Stuart Minting examines how a Christian group highlighted contrasting views of how the First World War affected a North Yorkshire market town.
FOR members of Churches Together in Thirsk, marking the centenary of the outbreak of the First World War was about more than honouring the 137 men from the town who died on the Western Front.
The anniversary also represented an opportunity to reflect on how the conflict had affected the wider community, dividing families and neighbours and changing women’s and children’s lives forever.
Geoff Sewell, who helped organise a series of events on a limited budget, including an acclaimed exhibition titled Choices 1914, said the programme provoked a lot of thought and interest, attracting people from Durham to West Yorkshire.
He said the events had started on August 3 with a reflective service for peace and justice at St Oswald’s Church, Sowerby, to mark the centenary of Germany invading Belgium and Britain issuing its final ultimatum.
More than 500 people, including members of the Royal Artillery, based at Alanbrooke Barracks, Topcliffe, attended a candlelit service in the Market Place at 10.30pm, the following day.
At 11pm, the candles were blown out, followed by a minute’s silence and the last post, in an echo of Sir Edward Grey’s comment: “The lamps are going out all over Europe. We shall not see them lit again in our time.”

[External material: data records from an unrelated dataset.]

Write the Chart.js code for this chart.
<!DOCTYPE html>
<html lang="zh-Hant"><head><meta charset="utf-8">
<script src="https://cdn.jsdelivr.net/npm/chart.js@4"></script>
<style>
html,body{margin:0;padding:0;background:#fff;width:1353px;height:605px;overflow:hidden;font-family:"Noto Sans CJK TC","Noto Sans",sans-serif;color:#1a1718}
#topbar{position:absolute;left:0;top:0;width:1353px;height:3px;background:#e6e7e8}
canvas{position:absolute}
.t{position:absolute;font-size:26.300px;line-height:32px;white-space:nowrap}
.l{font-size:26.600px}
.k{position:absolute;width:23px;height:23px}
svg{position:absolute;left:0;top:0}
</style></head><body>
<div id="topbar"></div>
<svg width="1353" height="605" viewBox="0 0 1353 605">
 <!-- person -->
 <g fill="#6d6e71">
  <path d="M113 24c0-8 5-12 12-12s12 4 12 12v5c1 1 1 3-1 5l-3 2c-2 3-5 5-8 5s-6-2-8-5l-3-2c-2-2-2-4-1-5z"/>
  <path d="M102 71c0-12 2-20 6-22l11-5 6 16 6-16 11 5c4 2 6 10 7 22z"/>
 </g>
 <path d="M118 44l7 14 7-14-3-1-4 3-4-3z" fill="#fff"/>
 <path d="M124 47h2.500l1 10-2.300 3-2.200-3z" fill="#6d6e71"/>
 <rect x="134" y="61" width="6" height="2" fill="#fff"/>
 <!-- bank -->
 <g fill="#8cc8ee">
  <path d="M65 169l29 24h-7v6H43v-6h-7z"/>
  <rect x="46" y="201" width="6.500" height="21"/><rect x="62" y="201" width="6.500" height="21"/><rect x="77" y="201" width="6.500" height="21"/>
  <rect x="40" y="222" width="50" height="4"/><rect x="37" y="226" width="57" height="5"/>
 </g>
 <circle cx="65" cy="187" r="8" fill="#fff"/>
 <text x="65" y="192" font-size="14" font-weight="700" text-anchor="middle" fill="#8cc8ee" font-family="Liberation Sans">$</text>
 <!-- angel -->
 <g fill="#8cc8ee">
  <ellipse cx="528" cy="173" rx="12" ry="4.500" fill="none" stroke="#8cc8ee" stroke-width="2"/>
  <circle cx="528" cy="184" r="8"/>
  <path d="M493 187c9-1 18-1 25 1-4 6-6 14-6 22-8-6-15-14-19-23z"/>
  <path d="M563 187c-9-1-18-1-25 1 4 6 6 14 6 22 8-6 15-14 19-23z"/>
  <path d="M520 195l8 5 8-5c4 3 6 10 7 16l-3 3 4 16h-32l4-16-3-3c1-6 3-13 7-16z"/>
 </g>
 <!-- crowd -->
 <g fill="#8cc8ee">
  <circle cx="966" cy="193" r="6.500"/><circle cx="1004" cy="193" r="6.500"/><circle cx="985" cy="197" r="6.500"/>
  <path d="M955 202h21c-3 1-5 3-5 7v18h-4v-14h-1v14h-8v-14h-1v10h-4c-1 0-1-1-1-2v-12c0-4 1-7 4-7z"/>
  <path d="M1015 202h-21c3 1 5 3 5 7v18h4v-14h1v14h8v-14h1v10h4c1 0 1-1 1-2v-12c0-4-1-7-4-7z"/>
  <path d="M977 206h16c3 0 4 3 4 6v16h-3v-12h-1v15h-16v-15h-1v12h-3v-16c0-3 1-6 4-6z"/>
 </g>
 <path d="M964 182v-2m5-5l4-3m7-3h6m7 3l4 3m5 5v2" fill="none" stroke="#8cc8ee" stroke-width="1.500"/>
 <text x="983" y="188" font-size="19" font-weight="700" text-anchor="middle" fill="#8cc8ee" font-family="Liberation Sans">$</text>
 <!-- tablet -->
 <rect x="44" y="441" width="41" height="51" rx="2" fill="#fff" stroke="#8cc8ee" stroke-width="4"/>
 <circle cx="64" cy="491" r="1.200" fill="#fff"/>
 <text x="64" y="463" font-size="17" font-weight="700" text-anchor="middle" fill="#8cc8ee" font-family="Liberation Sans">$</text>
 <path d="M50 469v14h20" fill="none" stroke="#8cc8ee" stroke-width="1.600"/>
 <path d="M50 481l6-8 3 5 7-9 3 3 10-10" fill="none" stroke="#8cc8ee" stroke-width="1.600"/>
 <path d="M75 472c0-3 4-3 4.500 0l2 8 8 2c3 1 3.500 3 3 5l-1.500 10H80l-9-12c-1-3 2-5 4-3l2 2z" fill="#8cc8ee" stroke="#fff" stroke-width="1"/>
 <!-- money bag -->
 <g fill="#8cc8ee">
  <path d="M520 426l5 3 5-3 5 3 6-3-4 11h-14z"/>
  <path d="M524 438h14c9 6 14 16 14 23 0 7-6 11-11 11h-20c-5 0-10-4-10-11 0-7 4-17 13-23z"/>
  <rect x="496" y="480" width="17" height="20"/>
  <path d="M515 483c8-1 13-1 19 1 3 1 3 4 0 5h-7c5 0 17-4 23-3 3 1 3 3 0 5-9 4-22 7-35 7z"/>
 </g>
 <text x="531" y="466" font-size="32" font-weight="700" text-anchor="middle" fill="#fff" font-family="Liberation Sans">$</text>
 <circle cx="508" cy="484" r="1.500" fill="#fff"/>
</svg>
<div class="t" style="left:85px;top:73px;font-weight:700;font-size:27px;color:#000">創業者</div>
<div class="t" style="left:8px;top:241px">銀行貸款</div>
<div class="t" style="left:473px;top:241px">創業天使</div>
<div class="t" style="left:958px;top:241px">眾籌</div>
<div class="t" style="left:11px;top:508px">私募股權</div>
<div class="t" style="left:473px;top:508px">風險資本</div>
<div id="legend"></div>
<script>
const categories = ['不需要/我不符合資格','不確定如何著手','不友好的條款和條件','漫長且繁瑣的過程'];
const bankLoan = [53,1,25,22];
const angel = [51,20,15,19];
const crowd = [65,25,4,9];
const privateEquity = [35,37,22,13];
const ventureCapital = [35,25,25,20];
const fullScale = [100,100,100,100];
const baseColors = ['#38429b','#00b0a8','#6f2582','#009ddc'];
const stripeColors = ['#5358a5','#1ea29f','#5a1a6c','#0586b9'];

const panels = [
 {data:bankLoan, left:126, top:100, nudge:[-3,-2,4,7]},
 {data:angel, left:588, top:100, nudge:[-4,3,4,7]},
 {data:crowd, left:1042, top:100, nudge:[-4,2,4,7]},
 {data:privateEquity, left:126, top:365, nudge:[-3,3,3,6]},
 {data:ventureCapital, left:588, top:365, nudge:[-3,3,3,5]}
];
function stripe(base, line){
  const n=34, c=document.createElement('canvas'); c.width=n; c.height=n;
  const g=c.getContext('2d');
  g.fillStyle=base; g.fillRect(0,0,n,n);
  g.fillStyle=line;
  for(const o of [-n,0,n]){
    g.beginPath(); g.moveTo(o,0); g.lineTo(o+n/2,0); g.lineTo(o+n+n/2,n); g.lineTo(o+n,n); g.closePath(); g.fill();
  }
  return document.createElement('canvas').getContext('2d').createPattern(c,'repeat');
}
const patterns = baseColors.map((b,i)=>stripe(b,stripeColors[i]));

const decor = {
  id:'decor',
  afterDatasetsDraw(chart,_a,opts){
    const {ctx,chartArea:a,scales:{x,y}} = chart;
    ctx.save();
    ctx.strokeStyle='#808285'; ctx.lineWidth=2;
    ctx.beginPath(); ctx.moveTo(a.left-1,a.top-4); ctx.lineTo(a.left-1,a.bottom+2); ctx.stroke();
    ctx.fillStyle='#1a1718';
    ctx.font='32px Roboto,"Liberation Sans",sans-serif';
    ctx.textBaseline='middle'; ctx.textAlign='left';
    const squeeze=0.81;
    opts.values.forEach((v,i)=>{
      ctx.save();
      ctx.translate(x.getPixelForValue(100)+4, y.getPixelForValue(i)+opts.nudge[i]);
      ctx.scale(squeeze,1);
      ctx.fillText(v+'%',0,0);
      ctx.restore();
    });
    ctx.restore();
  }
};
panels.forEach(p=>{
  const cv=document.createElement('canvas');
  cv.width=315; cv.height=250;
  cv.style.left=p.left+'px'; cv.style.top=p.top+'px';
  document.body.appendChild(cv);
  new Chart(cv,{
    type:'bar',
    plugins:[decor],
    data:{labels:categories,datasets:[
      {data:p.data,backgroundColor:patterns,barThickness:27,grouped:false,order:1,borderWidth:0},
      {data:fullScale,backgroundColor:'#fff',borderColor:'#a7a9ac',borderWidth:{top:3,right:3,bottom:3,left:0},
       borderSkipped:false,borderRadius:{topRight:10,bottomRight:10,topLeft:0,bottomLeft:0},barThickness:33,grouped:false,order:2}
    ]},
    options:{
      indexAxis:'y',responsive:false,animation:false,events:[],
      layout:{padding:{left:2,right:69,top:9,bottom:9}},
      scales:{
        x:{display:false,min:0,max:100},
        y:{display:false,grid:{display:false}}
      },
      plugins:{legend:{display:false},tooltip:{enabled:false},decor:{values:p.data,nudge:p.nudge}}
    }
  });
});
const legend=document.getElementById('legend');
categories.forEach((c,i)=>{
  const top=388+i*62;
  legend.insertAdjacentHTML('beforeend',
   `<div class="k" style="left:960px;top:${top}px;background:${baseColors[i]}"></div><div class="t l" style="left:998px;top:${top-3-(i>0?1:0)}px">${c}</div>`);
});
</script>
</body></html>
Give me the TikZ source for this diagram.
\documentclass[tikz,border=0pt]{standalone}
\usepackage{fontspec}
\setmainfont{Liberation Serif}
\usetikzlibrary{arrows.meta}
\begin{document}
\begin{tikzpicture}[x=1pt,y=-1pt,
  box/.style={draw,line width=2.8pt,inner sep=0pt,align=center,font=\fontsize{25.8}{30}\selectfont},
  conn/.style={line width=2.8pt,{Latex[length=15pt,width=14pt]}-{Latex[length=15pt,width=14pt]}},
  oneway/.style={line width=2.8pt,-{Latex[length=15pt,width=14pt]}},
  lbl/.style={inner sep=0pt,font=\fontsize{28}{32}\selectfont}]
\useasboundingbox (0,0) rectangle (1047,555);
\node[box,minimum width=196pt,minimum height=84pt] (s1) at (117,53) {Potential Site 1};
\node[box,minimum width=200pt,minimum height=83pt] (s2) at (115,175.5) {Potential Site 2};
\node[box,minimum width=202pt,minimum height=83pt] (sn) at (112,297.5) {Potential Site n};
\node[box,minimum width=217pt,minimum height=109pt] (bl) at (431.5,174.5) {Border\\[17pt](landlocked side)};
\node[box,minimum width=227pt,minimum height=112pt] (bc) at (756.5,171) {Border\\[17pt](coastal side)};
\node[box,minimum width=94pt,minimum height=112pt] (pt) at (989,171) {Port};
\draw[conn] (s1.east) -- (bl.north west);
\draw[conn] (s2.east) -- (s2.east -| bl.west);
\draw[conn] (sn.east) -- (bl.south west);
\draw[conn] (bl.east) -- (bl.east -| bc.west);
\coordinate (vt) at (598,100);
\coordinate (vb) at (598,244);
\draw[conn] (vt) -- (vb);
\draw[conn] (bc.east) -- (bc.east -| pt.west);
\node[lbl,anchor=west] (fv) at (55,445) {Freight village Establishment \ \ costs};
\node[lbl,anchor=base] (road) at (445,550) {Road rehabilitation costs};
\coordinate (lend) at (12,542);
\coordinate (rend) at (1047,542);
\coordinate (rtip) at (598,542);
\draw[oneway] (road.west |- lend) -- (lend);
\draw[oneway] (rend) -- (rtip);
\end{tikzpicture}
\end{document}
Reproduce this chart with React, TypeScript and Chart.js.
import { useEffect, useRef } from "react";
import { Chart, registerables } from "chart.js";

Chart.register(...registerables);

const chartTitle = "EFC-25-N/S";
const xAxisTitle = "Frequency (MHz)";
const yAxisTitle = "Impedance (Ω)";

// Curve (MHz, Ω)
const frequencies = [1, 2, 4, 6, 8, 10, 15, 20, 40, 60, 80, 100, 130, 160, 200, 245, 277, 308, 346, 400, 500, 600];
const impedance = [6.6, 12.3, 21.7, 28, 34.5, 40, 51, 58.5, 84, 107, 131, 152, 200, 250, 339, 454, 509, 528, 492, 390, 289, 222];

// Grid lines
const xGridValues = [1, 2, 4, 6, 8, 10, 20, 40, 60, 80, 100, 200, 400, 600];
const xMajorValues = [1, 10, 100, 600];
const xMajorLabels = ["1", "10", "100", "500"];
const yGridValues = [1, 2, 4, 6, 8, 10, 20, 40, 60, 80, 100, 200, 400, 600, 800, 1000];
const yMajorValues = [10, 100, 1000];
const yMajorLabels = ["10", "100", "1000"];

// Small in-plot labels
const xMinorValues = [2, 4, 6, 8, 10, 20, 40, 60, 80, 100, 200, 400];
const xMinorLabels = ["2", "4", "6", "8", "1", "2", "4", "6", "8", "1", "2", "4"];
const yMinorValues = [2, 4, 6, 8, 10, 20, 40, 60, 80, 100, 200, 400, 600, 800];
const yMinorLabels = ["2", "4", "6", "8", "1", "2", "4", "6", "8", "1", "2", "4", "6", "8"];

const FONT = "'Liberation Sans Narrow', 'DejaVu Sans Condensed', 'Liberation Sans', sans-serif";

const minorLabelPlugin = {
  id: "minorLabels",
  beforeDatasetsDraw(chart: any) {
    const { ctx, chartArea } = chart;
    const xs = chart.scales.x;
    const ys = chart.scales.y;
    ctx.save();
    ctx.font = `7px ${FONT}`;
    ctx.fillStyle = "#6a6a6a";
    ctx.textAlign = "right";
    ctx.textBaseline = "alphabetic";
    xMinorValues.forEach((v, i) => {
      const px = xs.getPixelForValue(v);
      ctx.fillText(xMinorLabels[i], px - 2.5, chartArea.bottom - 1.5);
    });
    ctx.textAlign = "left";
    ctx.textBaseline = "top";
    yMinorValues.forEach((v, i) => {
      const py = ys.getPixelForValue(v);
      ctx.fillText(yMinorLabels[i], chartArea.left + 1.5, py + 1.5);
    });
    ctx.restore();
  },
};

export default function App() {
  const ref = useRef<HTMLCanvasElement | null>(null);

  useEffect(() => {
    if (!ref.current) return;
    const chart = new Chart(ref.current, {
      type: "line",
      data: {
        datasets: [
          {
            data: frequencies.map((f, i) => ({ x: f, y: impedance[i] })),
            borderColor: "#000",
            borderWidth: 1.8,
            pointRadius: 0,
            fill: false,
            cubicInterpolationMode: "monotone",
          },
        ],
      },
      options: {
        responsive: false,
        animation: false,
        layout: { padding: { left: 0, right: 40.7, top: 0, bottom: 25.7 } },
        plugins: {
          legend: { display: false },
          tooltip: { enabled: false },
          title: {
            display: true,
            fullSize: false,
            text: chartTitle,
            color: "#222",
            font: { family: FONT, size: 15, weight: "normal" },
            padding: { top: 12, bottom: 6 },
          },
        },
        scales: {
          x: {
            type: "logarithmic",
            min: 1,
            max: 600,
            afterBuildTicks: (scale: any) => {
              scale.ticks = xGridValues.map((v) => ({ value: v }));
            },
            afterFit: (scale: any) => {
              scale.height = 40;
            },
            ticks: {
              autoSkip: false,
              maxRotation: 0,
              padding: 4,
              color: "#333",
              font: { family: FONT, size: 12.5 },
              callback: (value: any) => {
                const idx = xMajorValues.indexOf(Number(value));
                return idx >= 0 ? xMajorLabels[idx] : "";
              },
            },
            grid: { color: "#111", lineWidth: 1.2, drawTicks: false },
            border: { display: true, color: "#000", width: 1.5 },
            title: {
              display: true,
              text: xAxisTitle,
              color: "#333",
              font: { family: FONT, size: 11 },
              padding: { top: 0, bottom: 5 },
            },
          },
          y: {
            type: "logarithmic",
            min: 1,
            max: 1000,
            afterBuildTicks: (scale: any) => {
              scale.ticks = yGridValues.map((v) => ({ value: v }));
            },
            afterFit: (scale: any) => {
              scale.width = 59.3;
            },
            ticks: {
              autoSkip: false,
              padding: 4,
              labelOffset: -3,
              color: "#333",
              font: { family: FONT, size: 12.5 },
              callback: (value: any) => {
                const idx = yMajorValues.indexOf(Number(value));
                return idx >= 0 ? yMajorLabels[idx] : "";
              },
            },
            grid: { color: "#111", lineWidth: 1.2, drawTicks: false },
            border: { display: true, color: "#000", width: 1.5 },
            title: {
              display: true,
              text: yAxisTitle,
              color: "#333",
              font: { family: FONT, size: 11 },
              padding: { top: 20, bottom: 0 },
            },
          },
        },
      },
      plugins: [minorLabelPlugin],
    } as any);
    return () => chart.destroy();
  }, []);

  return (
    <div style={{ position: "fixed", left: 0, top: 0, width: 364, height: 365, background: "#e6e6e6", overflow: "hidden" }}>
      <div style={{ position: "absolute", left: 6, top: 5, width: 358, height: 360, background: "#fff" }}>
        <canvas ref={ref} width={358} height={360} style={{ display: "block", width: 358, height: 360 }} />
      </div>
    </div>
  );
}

Mr Sewell said: “It was a very strong reminder to the soldiers and the people of Thirsk of the consequences of war.”
Twelve hours earlier, more than 300 people had attended a reflective event which saw the town’s Royal British Legion band performing a medley of contemporary tunes, and Thirsk School and Sixth Form College students reading war poetry.
Mr Sewell said the events, designed to provide a different focus to those held on Remembrance Sunday, had triggered widespread community participation, including children, with more than 100 contributors to the exhibition alone.
The week-long exhibition at the Friends Meeting House, in Thirsk, contrasted the advocacy and experience of war with those who objected to it.
It showed how in 1914, there was still a choice for men, and despite anti-war demonstrations in Thirsk, 80 per cent of men joined up.
Nationally, 16,000 became conscientious objectors, with 16 of them imprisoned in Richmond Castle.
Choices 1914 featured a list of the men named on nearby war memorials, alongside the battles in which they died and sections about patriotic parades and conscientious objectors in the area.
It also detailed how about 1,400 soldiers from the town went off to fight and 137 were killed in action, while scores of others never returned and many of those who did struggled to find employment, with the jobless rate in Thirsk soaring to 17 per cent in 1921.
After decades of stability in the population of Thirsk, those researching the exhibition found the 1921 census recorded 200 fewer men in the town than there had been in 1911.
The majority of the other exhibits, such as poetry or illustrated stories about how families were changed forever, were by or about women and children, which were contributed after organisers of the exhibition issued an appeal for contrasting views of the war.
Choices 1914 also showed how the conflict sparked an unprecedented recruitment of women at the town’s factory, Bamlett’s, to melt down railings and make screw pickets to support barbed wire for Western Front trenches, as well as castings for gun carriage wheels.
Many of the jobs they took had previously been a male preserve, but after the war ended many of the women were made redundant as the plant reverted to manufacturing agricultural machinery. With up to 200 female domestic servant redundancies, there was female unemployment in the town for the first time.
The display also showed how confectioner and Quaker Arnold Rowntree had secretly funded the Union of Democratic Control protest movement.
It highlighted a letter detailing the union’s aims, signed by the future Labour prime minister Ramsay MacDonald and Charles Trevelyan, one of the three Liberal ministers who resigned over the use of the royal prerogative to send Britain to war.
Mr Sewell said the exhibition had been warmly received, with academics stating it provided a unique and unusual insight into the conflict.
“Some people spent a couple of hours having a look around the exhibition, before returning to the exhibition the next day.
“We were trying to balance the terrible catastrophe that happened to the men with the experience of women and children — we were trying to appeal to the head and the heart.
“After seeing the exhibition, visitors drew parallels with current issues and were wanting to talk about Gaza.”